- **JOB**
Transcribe the lines below verbatim, skipping the images.

- **DATA SEGMENT**
+ + + + +

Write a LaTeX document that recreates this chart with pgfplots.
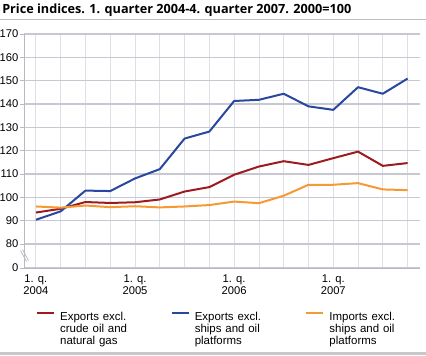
\documentclass[border=0pt]{standalone}
\usepackage{fontspec}
\setmainfont{Liberation Sans}
\newfontfamily\titlefont{Open Sans}
\usepackage{pgfplots}
\pgfplotsset{compat=1.18}
\definecolor{cred}{RGB}{155,27,30}
\definecolor{cblue}{RGB}{41,71,158}
\definecolor{corange}{RGB}{247,153,51}
\definecolor{hgrid}{RGB}{200,200,210}
\definecolor{vgrid}{RGB}{222,222,230}
\definecolor{axgray}{RGB}{185,185,195}
\begin{document}
\begin{tikzpicture}[x=0.75pt,y=0.75pt]
\path[use as bounding box] (0,0) rectangle (426,355);
\node[anchor=base west,inner sep=0pt,font=\titlefont\bfseries\fontsize{9.5pt}{11pt}\selectfont] at (2,355-13.5) {Price indices. 1. quarter 2004-4. quarter 2007. 2000=100};
\draw[color={rgb,255:red,190;green,190;blue,190},line width=1.1pt] (0,355-19.5) -- (426,355-19.5);
\fill[color={rgb,255:red,200;green,200;blue,200}] (0,0) rectangle (426,3);
\begin{axis}[
  at={(18pt,65.25pt)}, anchor=south west,
  scale only axis, width=297pt, height=175.5pt,
  xmin=-0.48, xmax=15.5, ymin=69.73, ymax=170,
  axis lines=left, axis line style={draw=axgray,-,line width=0.6pt},
  xtick={0,...,15},
  xticklabels={{1. q.\\2004},,,,{1. q.\\2005},,,,{1. q.\\2006},,,,{1. q.\\2007},,,},
  xticklabel style={align=center,font=\fontsize{8.4pt}{9pt}\selectfont,inner sep=1pt,yshift=-1pt},
  major x tick style={draw=none},
  ytick={69.73,80,90,100,110,120,130,140,150,160,170},
  yticklabels={0,80,90,100,110,120,130,140,150,160,170},
  yticklabel style={font=\fontsize{8.4pt}{9pt}\selectfont,inner sep=1pt},
  major y tick style={draw=axgray,line width=0.6pt},
  tick align=outside, major tick length=3pt,
  xmajorgrids, ymajorgrids,
  major x grid style={draw=vgrid,line width=0.6pt},
  major y grid style={draw=hgrid,line width=0.9pt},
  /pgf/number format/assume math mode=true,
  legend columns=3,
  legend style={at={(0.03,-0.185)},anchor=north west,draw=none,fill=none,inner sep=0pt,
    font=\fontsize{8.6pt}{9.1pt}\selectfont,
    nodes={inner sep=0pt,text width=83pt,align=left},
    /tikz/every odd column/.append style={column sep=3.75pt}},
  legend image code/.code={\draw[#1,line width=1.5pt] (0pt,0.33em) -- (12.75pt,0.33em);},
  every axis plot/.append style={line width=1.5pt,line join=round},
]
\addplot[cred] coordinates {(0,93.5)(1,95.1)(2,98.0)(3,97.6)(4,97.9)(5,99.1)(6,102.5)(7,104.4)(8,109.7)(9,113.2)(10,115.5)(11,113.9)(12,116.8)(13,119.6)(14,113.5)(15,114.7)};
\addlegendentry{Exports excl.\\crude oil and\\natural gas}
\addplot[cblue] coordinates {(0,90.4)(1,94.0)(2,102.9)(3,102.7)(4,108.1)(5,112.1)(6,125.2)(7,128.2)(8,141.3)(9,141.8)(10,144.4)(11,139.0)(12,137.5)(13,147.2)(14,144.4)(15,150.9)};
\addlegendentry{Exports excl.\\ships and oil\\platforms}
\addplot[corange] coordinates {(0,96.1)(1,95.6)(2,96.5)(3,95.8)(4,96.2)(5,95.7)(6,96.1)(7,96.7)(8,98.2)(9,97.5)(10,100.7)(11,105.4)(12,105.4)(13,106.1)(14,103.4)(15,103.1)};
\addlegendentry{Imports excl.\\ships and oil\\platforms}
\end{axis}
\draw[axgray,line width=0.6pt] (20.5,355-250.5) -- (26.5,355-261.5);
\draw[axgray,line width=0.6pt] (22.5,355-249.5) -- (28.5,355-260.5);
\end{tikzpicture}
\end{document}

+ + + + +

- **PROBLEM SOLUTION**
Write a LaTeX document that recreates this chart with pgfplots.
\documentclass[border=0pt]{standalone}
\usepackage{fontspec}
\setmainfont{Liberation Sans}
\newfontfamily\titlefont{Open Sans}
\usepackage{pgfplots}
\pgfplotsset{compat=1.18}
\definecolor{cred}{RGB}{155,27,30}
\definecolor{cblue}{RGB}{41,71,158}
\definecolor{corange}{RGB}{247,153,51}
\definecolor{hgrid}{RGB}{200,200,210}
\definecolor{vgrid}{RGB}{222,222,230}
\definecolor{axgray}{RGB}{185,185,195}
\begin{document}
\begin{tikzpicture}[x=0.75pt,y=0.75pt]
\path[use as bounding box] (0,0) rectangle (426,355);
\node[anchor=base west,inner sep=0pt,font=\titlefont\bfseries\fontsize{9.5pt}{11pt}\selectfont] at (2,355-13.5) {Price indices. 1. quarter 2004-4. quarter 2007. 2000=100};
\draw[color={rgb,255:red,190;green,190;blue,190},line width=1.1pt] (0,355-19.5) -- (426,355-19.5);
\fill[color={rgb,255:red,200;green,200;blue,200}] (0,0) rectangle (426,3);
\begin{axis}[
  at={(18pt,65.25pt)}, anchor=south west,
  scale only axis, width=297pt, height=175.5pt,
  xmin=-0.48, xmax=15.5, ymin=69.73, ymax=170,
  axis lines=left, axis line style={draw=axgray,-,line width=0.6pt},
  xtick={0,...,15},
  xticklabels={{1. q.\\2004},,,,{1. q.\\2005},,,,{1. q.\\2006},,,,{1. q.\\2007},,,},
  xticklabel style={align=center,font=\fontsize{8.4pt}{9pt}\selectfont,inner sep=1pt,yshift=-1pt},
  major x tick style={draw=none},
  ytick={69.73,80,90,100,110,120,130,140,150,160,170},
  yticklabels={0,80,90,100,110,120,130,140,150,160,170},
  yticklabel style={font=\fontsize{8.4pt}{9pt}\selectfont,inner sep=1pt},
  major y tick style={draw=axgray,line width=0.6pt},
  tick align=outside, major tick length=3pt,
  xmajorgrids, ymajorgrids,
  major x grid style={draw=vgrid,line width=0.6pt},
  major y grid style={draw=hgrid,line width=0.9pt},
  /pgf/number format/assume math mode=true,
  legend columns=3,
  legend style={at={(0.03,-0.185)},anchor=north west,draw=none,fill=none,inner sep=0pt,
    font=\fontsize{8.6pt}{9.1pt}\selectfont,
    nodes={inner sep=0pt,text width=83pt,align=left},
    /tikz/every odd column/.append style={column sep=3.75pt}},
  legend image code/.code={\draw[#1,line width=1.5pt] (0pt,0.33em) -- (12.75pt,0.33em);},
  every axis plot/.append style={line width=1.5pt,line join=round},
]
\addplot[cred] coordinates {(0,93.5)(1,95.1)(2,98.0)(3,97.6)(4,97.9)(5,99.1)(6,102.5)(7,104.4)(8,109.7)(9,113.2)(10,115.5)(11,113.9)(12,116.8)(13,119.6)(14,113.5)(15,114.7)};
\addlegendentry{Exports excl.\\crude oil and\\natural gas}
\addplot[cblue] coordinates {(0,90.4)(1,94.0)(2,102.9)(3,102.7)(4,108.1)(5,112.1)(6,125.2)(7,128.2)(8,141.3)(9,141.8)(10,144.4)(11,139.0)(12,137.5)(13,147.2)(14,144.4)(15,150.9)};
\addlegendentry{Exports excl.\\ships and oil\\platforms}
\addplot[corange] coordinates {(0,96.1)(1,95.6)(2,96.5)(3,95.8)(4,96.2)(5,95.7)(6,96.1)(7,96.7)(8,98.2)(9,97.5)(10,100.7)(11,105.4)(12,105.4)(13,106.1)(14,103.4)(15,103.1)};
\addlegendentry{Imports excl.\\ships and oil\\platforms}
\end{axis}
\draw[axgray,line width=0.6pt] (20.5,355-250.5) -- (26.5,355-261.5);
\draw[axgray,line width=0.6pt] (22.5,355-249.5) -- (28.5,355-260.5);
\end{tikzpicture}
\end{document}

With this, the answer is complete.